La anciana sujetaba la mano de su
esposo mientras le leía con voz suave y dulce las últimas páginas de su libro
preferido. Él languidecía, postrado en la cama sabiendo que su enfermedad le impedía más que esperar junto a su amada, la mujer con la que había
pasado los últimos cuarenta y cinco años de su vida, a que el terrible momento
de la partida final llegase.
Las palabras de sus mujer salían a cuentagotas de sus labios, pronunciando hasta la última de las ‘eses’ que rara
vez alguien decía en aquella región española. En ese momento la interrumpió:
"Mi amor, mientras tú mano no me suelte y tus palabras calmen mi dolor, yo no me moriré".
Ella, emocionada por aquel
comentario, tuvo que hacer un esfuerzo titánico para aguantar un llanto que
tantas y tantas noches atrás había brotado de sus ojos cuando él no la veía. El
dolor que soportaba su marido, brutal y absolutamente físico, no podía compararse con el que
ella llevaba en lo más profundo de su corazón y que, según creía, quintuplicaba
al que cualquier cuerpo enfermo y dolorido puede llegar a sentir.
Las horas pasaron y las palabras
se iban acabando como los copos de nieve de aquel invierno tortuoso que daría
en pocas semanas paso a una primavera tremendamente colorida. El ciclo de la vida
se completaba una vez más, sin importarle quien o quienes tuvieran que sufrir
sus consecuencias.
El cansancio fue haciendo mella
en los dos y él le rogó que le alcanzase un vaso de agua para saciar su sed, a lo que su fiel
compañera no pudo negarse. Anduvo hasta la cocina de la casa con la jarra en la
mano y abrió entonces el grifo para llenarla.
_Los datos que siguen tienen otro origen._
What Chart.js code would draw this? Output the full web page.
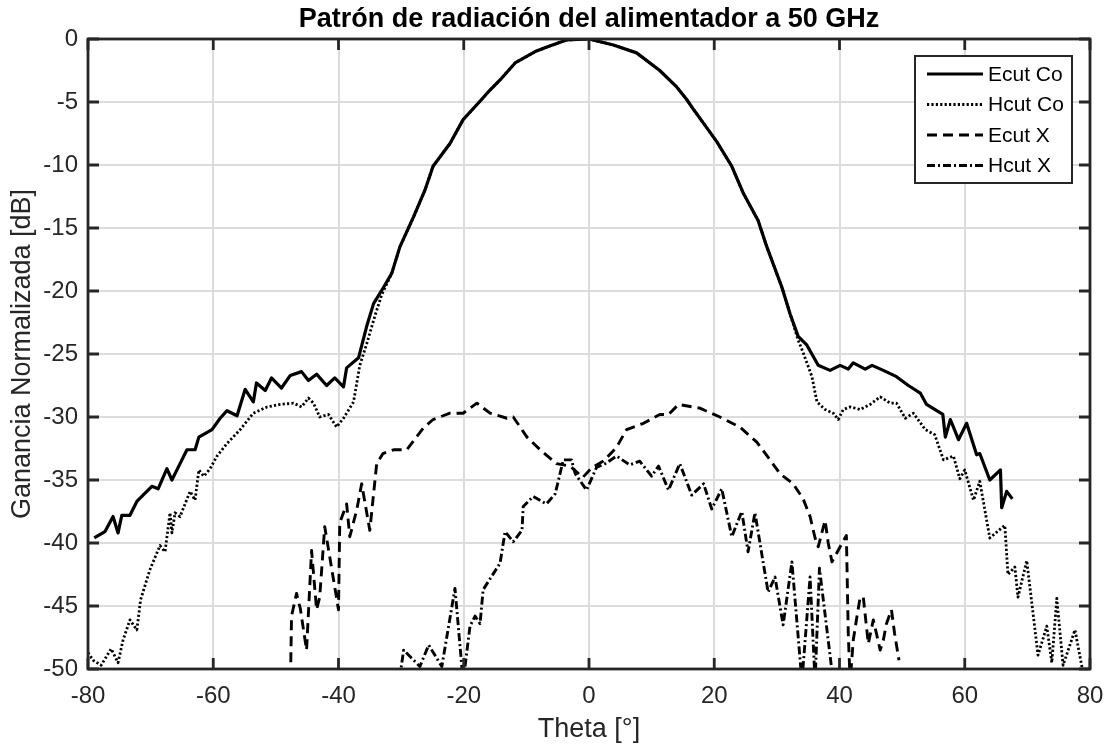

Cuando hubo terminado, dio media vuelta para
regresa a su labor y fue en ese preciso instante cuando un escalofrío de terror invadió su cuerpo agotado. La jarra se
destrozó en mil pedazos en el frío suelo de adoquines y ella, a sus ochenta y
siete años, corrió hacia su marido ahora sí, con los ojos empapados en lágrimas
del más romántico dolor. Recordó esa frase que su marido había dicho hacía pocas horas y cómo ella, agotada y servicial, había soltado la
mano tal y como él le dijo que no hiciera.
Ahora era demasiado tarde.
El cuerpo yacente de aquel hombre
sin vida seguía encima de aquella colcha que tantas noches de pasión había
presenciado y el destino quiso que esa noche se enterraran en la misma tumba el
corazón de un hombre enfermo y el de una mujer que no aguantó la vida sin él.